Le taux d’abstention s’élève à 28 % : il s’agit du second score le plus important de l’histoire de la 5e République... derrière l’élection de 1969 qui avait opposé deux candidats de droite. Près d’un tiers des électeurEs ne veulent même plus jouer cette comédie. Le nombre de votes blancs et nuls s’élève à plus de 3 millions (6,2 %), un chiffre là encore particulièrement élevé. En chiffres bruts, les abstentions représentent plus de 13,6 millions de « non-votes » (soit davantage que le score de Le Pen avec 13,3 millions de voix). Au total, Macron n’a donc été élu que par 38,52 % des inscritEs, soit le deuxième pire score de l’histoire de la 5e République.
Rouleau compresseur
La crise politique, démocratique, qui met en cause la légitimité de ce président à nouveau mal élu, s’accentue. Entre 2017 et 2022, Macron a perdu près de deux millions de voix. Son bilan négatif est sans appel, et ce second mandat s’annonce comme un approfondissement des attaques sociales, démocratiques et idéologiques réactionnaires. Le boulevard pour l’extrême droite devrait donc encore s’élargir avec une Marine Le Pen qui, de son côté, a gagné 2,7 millions de voix par rapport au second tour de 2017. Autant le dire : durant cinq ans, Macron, avec ses politiques racistes, autoritaires et antisociales, n’a nullement été un « rempart » contre l’extrême droite. Et au vu des intentions pour ce nouveau quinquennat, la tendance ne risque pas de s’inverser.

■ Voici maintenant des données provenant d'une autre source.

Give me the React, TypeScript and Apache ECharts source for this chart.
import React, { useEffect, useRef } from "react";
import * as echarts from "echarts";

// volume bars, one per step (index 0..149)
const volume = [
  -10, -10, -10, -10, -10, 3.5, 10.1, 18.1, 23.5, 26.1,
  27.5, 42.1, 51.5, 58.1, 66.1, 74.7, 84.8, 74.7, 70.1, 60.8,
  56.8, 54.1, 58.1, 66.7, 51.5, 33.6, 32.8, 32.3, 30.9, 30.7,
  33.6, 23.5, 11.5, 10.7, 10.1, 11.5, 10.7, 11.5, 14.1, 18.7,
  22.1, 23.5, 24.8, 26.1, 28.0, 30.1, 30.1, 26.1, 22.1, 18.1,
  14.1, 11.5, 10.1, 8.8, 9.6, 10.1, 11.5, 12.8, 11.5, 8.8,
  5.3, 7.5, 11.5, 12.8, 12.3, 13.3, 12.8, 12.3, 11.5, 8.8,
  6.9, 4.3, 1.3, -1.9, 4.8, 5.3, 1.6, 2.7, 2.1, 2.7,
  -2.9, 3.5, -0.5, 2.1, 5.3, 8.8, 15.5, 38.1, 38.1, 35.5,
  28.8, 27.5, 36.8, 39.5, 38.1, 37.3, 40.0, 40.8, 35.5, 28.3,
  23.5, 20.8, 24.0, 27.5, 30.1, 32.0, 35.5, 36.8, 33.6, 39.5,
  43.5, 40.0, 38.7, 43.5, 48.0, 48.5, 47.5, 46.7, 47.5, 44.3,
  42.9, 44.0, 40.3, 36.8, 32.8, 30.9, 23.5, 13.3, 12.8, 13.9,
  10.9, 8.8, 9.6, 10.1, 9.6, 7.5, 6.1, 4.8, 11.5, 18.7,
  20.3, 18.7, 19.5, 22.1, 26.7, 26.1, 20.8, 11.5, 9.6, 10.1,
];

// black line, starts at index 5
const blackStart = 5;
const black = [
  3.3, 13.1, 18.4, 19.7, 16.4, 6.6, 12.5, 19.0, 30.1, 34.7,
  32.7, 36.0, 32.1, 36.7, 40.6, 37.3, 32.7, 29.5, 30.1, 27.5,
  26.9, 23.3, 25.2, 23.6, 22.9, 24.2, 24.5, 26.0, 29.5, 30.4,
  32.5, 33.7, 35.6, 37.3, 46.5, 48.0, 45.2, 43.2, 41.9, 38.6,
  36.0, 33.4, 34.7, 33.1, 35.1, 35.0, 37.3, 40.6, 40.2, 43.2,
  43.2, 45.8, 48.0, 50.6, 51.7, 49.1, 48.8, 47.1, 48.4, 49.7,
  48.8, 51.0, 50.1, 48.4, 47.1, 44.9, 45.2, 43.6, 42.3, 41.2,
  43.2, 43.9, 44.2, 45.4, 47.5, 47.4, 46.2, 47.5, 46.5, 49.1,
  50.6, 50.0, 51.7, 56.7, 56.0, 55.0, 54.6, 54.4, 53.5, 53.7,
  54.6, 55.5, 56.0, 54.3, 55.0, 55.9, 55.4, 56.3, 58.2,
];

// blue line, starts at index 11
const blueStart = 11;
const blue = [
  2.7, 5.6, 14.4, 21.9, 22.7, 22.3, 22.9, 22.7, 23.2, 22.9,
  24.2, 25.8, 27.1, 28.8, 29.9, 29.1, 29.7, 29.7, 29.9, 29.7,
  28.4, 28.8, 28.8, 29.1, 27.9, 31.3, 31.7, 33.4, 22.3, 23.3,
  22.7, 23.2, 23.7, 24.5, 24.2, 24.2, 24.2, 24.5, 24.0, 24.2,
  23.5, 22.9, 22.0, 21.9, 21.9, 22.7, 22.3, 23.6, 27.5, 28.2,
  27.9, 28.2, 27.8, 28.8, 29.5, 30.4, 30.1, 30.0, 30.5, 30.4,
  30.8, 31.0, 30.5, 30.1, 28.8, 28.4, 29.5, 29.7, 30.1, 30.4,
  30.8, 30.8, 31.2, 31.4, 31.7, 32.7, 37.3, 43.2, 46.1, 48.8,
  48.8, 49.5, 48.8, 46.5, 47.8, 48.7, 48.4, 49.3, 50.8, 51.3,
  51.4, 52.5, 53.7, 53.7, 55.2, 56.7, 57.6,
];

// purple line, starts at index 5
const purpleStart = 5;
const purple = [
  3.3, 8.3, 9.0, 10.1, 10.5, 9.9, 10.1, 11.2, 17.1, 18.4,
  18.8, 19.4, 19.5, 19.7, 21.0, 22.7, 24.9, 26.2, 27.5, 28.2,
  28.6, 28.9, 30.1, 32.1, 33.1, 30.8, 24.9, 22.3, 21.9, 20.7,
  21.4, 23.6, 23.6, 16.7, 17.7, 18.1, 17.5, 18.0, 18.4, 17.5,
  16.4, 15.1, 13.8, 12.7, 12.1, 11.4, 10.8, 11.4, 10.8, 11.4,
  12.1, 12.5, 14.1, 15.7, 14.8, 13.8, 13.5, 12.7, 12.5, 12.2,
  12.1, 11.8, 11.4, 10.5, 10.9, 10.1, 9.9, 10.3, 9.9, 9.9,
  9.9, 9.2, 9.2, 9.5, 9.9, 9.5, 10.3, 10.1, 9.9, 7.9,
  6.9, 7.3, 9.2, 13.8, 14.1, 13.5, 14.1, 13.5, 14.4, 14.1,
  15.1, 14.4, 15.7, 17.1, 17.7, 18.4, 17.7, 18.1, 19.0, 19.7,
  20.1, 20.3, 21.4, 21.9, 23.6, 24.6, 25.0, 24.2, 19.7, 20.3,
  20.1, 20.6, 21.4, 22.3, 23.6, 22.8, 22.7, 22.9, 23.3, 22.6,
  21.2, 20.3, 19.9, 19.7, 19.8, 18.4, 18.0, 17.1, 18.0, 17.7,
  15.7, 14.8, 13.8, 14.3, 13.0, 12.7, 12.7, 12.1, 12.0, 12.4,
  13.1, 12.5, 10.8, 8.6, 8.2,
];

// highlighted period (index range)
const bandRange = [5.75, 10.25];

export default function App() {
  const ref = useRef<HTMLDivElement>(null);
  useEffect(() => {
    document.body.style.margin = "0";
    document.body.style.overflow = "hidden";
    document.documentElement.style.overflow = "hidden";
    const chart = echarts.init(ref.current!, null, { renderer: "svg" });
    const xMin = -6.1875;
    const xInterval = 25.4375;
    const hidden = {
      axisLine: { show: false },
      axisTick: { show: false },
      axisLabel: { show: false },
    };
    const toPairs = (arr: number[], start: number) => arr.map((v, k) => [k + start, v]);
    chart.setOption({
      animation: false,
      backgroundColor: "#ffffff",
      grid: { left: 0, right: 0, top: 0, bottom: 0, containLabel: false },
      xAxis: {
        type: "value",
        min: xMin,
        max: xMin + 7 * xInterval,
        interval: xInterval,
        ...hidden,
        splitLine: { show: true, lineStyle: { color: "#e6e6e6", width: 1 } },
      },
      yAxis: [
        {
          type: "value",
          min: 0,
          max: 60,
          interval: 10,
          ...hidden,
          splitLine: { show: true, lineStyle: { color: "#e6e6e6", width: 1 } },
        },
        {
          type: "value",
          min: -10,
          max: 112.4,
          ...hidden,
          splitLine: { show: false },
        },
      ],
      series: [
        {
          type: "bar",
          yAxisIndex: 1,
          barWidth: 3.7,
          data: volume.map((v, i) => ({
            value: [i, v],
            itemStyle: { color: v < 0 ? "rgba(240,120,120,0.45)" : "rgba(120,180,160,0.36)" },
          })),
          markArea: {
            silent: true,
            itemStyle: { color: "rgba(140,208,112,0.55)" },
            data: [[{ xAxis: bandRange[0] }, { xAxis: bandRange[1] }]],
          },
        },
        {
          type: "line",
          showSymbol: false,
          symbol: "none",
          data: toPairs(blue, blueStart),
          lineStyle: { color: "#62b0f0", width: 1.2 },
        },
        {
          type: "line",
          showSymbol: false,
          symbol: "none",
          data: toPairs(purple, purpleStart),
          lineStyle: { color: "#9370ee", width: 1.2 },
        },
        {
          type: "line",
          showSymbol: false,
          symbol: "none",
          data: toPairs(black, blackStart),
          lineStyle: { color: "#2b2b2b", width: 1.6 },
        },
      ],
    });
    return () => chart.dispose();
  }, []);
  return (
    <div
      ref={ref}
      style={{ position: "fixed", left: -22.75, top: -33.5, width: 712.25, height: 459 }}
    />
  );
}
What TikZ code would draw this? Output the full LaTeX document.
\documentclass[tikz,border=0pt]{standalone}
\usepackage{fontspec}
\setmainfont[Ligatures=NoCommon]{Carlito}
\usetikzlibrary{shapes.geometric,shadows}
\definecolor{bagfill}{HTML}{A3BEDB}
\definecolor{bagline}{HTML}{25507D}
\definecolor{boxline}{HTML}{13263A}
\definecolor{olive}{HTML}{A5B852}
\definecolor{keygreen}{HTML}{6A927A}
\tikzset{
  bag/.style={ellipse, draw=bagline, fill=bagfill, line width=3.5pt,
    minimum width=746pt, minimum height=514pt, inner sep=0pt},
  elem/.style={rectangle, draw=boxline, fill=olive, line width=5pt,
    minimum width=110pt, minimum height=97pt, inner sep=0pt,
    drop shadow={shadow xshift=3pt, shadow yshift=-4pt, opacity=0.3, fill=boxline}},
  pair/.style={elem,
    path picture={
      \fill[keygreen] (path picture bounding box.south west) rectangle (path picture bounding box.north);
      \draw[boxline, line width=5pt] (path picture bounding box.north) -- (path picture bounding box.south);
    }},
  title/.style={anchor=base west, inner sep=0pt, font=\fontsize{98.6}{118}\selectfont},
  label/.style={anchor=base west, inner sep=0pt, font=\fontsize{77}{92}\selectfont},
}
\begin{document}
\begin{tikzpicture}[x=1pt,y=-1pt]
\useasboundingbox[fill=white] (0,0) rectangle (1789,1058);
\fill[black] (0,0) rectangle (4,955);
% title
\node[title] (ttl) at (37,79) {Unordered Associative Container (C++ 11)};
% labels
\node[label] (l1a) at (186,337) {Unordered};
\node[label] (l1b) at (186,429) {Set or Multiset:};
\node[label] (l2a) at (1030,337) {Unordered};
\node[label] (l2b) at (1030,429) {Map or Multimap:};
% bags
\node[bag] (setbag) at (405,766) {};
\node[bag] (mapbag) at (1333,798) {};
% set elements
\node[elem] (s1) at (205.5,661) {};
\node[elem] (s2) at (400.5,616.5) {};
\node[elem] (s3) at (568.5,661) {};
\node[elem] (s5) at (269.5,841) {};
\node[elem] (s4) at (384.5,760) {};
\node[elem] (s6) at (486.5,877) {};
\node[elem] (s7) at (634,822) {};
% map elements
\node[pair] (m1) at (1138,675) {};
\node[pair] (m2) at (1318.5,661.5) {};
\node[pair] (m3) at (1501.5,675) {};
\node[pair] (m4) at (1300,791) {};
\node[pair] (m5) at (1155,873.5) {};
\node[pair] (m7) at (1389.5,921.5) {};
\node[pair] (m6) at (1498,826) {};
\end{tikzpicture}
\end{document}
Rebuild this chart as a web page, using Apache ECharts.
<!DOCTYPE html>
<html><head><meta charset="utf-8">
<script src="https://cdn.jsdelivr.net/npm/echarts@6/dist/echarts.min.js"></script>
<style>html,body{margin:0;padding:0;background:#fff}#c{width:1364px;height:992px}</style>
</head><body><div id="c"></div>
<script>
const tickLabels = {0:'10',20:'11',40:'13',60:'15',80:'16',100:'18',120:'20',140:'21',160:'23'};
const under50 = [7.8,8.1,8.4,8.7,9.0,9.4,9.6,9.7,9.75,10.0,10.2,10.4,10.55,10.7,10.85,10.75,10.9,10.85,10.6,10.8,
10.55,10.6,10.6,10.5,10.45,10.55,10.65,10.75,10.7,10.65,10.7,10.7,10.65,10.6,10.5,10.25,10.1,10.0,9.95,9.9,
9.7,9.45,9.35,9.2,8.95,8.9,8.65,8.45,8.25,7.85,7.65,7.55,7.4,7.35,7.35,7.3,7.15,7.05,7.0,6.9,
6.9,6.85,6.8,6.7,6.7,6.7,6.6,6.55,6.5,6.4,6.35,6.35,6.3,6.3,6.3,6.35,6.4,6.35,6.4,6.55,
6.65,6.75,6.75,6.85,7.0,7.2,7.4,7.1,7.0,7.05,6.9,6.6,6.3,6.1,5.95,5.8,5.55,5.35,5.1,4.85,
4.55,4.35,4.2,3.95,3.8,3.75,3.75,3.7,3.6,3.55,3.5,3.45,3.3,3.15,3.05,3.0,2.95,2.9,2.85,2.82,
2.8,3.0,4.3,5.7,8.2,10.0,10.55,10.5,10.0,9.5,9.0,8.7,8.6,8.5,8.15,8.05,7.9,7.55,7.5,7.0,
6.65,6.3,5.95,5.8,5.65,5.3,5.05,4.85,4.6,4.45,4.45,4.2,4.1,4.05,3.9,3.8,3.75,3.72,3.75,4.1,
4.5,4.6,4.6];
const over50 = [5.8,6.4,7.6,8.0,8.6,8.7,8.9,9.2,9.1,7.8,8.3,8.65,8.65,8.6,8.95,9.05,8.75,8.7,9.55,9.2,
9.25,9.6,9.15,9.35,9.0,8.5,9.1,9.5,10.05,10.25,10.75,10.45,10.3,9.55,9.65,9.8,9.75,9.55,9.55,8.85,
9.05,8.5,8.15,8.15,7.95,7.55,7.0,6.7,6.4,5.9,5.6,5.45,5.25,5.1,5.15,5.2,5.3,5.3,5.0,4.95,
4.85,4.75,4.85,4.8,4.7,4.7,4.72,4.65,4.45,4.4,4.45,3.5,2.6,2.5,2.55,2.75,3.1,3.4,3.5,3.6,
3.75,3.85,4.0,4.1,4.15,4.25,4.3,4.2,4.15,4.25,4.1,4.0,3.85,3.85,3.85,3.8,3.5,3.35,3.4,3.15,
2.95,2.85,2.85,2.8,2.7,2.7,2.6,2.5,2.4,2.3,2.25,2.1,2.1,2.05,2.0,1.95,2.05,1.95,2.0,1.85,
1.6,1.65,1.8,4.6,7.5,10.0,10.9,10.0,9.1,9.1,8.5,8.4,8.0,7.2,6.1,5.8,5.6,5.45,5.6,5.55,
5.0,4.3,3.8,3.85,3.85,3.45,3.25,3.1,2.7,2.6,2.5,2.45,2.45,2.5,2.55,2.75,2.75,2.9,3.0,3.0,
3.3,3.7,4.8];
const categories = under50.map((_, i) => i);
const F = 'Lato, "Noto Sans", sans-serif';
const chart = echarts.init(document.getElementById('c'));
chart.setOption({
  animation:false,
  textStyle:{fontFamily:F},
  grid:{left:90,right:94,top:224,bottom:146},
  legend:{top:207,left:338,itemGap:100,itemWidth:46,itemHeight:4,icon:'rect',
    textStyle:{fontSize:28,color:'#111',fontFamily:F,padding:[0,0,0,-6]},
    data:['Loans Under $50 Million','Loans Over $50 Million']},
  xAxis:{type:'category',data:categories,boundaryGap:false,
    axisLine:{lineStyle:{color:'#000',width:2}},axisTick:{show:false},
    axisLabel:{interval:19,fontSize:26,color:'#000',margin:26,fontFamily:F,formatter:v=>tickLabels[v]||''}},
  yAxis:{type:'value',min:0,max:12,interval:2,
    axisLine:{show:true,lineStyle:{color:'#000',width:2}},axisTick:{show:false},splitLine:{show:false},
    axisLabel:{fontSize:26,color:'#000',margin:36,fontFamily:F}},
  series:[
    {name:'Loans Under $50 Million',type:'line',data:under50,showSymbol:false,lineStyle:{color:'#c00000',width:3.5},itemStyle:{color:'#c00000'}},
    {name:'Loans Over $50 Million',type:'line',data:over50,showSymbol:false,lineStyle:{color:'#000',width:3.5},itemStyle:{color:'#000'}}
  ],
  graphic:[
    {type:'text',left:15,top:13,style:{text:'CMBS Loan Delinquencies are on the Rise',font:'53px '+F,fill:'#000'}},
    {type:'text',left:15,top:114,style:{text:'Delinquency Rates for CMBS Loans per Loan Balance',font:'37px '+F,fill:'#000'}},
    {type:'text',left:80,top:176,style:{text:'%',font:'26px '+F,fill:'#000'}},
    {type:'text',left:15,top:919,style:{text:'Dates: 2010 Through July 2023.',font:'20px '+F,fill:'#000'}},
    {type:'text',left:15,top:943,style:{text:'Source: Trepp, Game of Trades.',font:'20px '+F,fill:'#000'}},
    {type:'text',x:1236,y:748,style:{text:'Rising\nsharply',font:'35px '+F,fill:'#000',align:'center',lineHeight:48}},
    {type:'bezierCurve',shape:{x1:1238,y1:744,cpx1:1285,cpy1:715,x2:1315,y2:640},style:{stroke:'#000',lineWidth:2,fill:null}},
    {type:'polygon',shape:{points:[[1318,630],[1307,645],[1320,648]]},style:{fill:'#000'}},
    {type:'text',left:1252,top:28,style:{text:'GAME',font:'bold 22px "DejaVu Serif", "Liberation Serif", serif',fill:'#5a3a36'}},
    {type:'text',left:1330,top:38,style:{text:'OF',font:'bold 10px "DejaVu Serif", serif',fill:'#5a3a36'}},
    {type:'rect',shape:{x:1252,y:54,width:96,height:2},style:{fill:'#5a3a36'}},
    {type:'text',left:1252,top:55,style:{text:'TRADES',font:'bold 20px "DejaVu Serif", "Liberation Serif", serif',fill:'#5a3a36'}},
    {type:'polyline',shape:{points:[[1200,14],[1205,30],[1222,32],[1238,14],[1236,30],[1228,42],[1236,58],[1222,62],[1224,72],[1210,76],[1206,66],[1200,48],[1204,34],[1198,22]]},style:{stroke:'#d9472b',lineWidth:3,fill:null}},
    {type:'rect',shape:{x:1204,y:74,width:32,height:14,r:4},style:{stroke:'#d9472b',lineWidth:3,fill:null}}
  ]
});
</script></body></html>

Le président a été mal élu et le sait, mais lui et son entourage ont été très clairs au soir et au lendemain du premier tour : ils comptent mettre en œuvre leur programme, tout leur programme, rien que leur programme. Et de toute évidence, ils n’ont pas l’intention d’attendre septembre, ni même juin, pour passer à l’offensive. C’est donc dès maintenant que la riposte doit s’organiser pour faire face à ce rouleau compresseur, sans attendre les élections législatives. Comme un symbole, Bruno Le Maire a d’ailleurs annoncé au lendemain de l’élection de Macron que le recours au 49.3 n’était pas exclu pour faire passer la réforme des retraites. Ça commence bien.
Faire face
Il y a urgence à tracer une perspective d’émancipation, à construire une gauche de combat. Le NPA est favorable à ce que dans les prochaines élections législatives, il y ait des candidatures d’union pour faire face à la droite et à l’extrême droite, sur la base d’un programme de contestation du macronisme et de rupture avec les politiques capitalistes. C’est la raison pour laquelle nous avons répondu positivement à l’invitation à discuter avec l’Union populaire, avec la ferme volonté d’aboutir à des candidatures unitaires à gauche.
Mais c’est aussi, et peut-être surtout, le troisième tour social qui s’ouvre dans la rue, sur nos lieux de travail et d’études, à commencer contre la « réforme » annoncée de nos régimes de retraite. Des luttes sociales à construire pour résister à l’offensive de Macron 2, condition indispensable pour changer la donne durablement. Et cela commence dès le 1er Mai, en étant le plus nombreux et nombreuses possible dans la rue pour faire entendre, une semaine après l’élection de Macron, notre détermination et notre refus d’une quelconque « trêve ».
Au-delà, et pour parvenir à construire une opposition résolue à Macron, avec la perspective d’une contre-offensive, nous aurons besoin à la fois d’unité et de radicalité. Partis, syndicats, associations et collectifs écologistes, antiracistes, féministes, LGBTI : il faut construire un front commun et durable de notre classe, articulant mobilisations de rue et batailles idéologiques, en particulier contre l’extrême droite. De ce front et des luttes multiples pourrait alors émerger une force politique anticapitaliste, antifasciste, féministe, écologiste et internationaliste, pour la transformation révolutionnaire de la société. C’est nécessaire et c’est urgent.